The miso soup was delicious, the warm sake smooth and aromatic. I wasn't too happy with my Japanese pancake (okonomiyaki), nor the grilled squid appetizer Puffins ordered. The sweet red bean soup for dessert was particularly well received. But I wasn't really there for the food. I was there for the company.
After dinner conversation (which was occasionally interrupted by a loud *CLANG* and "HEYYYY" from several celebrators), we headed to a birthday party at a chic, little, one-room beer bar. We were in the midst of an Urban Outfitter's Frat House party, it seemed. Twenty-one year old boys, donned in cheap cotton blazers and jeans, desperately trying to find a drunk girl to take back to his dorm, swarmed the place. But what was particularly attention-grabbing was the 5'11" Brooklyn woman, looking very out of her element, in a zebra-striped, wrap dress. She claimed she worked at Ralph Lauren. I excused myself to find my hunting rifle.

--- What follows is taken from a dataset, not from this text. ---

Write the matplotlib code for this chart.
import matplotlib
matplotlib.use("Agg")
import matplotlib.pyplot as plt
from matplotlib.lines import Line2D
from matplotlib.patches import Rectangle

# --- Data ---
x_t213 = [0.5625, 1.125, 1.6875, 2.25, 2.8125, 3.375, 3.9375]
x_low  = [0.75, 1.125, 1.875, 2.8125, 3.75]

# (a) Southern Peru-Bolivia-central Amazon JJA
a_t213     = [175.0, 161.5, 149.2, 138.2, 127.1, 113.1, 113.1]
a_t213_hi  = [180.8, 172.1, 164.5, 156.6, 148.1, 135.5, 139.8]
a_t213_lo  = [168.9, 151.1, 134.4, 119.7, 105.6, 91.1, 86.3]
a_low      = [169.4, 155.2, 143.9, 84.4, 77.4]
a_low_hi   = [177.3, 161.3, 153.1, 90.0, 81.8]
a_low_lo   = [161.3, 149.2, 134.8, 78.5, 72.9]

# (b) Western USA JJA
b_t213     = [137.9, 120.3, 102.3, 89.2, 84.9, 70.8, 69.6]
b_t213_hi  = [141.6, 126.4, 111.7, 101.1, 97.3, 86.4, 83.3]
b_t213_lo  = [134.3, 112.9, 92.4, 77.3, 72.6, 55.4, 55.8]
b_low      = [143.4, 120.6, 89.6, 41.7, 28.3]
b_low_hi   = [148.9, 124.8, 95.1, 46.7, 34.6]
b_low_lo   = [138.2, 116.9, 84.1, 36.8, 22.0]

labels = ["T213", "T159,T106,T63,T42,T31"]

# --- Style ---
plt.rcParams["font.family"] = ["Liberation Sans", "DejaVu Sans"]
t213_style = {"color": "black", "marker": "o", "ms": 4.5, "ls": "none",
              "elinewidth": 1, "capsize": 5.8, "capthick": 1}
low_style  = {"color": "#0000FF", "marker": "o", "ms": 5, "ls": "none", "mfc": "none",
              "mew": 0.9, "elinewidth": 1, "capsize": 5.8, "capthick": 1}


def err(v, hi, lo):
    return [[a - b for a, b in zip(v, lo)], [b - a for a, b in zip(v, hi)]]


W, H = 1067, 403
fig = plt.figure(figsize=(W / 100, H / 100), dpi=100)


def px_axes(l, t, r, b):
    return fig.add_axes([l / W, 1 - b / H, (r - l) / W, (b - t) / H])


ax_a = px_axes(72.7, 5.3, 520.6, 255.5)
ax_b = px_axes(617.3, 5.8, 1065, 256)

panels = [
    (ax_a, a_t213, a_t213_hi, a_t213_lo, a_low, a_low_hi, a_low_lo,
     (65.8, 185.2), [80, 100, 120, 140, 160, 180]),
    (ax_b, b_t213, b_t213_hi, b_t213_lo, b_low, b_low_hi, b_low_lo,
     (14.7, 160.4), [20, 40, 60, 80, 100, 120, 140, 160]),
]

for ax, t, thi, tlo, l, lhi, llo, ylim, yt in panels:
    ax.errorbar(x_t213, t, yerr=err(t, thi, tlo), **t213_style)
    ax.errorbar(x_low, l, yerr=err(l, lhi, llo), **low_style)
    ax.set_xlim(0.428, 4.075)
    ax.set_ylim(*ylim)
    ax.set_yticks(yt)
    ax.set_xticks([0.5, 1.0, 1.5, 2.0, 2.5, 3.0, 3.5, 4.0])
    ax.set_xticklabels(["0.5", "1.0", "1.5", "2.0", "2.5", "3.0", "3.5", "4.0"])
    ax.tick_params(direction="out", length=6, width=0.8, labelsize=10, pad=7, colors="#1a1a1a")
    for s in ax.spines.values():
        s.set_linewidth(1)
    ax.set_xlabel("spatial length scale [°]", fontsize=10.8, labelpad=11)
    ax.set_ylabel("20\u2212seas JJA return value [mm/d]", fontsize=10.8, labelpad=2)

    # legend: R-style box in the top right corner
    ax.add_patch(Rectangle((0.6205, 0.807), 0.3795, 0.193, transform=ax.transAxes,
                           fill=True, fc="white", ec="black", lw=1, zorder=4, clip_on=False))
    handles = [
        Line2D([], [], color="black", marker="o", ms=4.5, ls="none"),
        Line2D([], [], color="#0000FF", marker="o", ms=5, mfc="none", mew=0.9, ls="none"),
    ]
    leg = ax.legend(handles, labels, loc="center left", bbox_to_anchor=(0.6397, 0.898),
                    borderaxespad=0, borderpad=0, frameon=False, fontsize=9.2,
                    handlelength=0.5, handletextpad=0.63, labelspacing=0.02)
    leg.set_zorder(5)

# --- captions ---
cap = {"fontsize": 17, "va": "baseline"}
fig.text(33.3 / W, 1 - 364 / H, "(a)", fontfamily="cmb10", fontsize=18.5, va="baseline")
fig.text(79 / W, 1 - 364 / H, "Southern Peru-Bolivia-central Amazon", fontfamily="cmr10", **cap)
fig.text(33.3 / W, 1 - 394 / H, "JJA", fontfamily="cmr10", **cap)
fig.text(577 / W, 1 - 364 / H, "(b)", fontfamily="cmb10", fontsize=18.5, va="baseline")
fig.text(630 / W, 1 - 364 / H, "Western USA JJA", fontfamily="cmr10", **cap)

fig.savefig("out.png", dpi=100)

As the night dwindled, I found Puffins speaking to two homely wallflowers in the corner of the bar haphazardly designated as the "coat room". I could hear his inflection rise and fall, and the subsequent laughter of the girls mingled through the crowded room; lost somewhere between shouted orders for Red Stripe and the serpentine queue for the bathroom. His gay charm pervaded as he griped about what women were wearing, what men were wearing, what they were saying when they weren't saying anything. He ascribed it all to being gay. It struck me as false advertising, because what defines Puffins as a person is not his homosexuality. It's not his aspiration for the AMEX Black card, or his funky metro-casual attire. Puffins is one of the most genuinely wonderful people to be around that I know. His complexity in character, his humor, intelligence, the way he lives and the people he loves...they all have nothing to do with him being gay.
I wish I could have told the wallflowers this, but out of the corner of my eye I saw zebra-woman slowly plodding to the bathroom line, trying ever so hard not to get her stilettos stuck in the groove between the wooden floor planks. Were this National Geographic, African drums would be pounding in the background; I slowly raise my arms and look down the barrel of my imaginary .22, following my prey. Pow. I pegged ya', honey.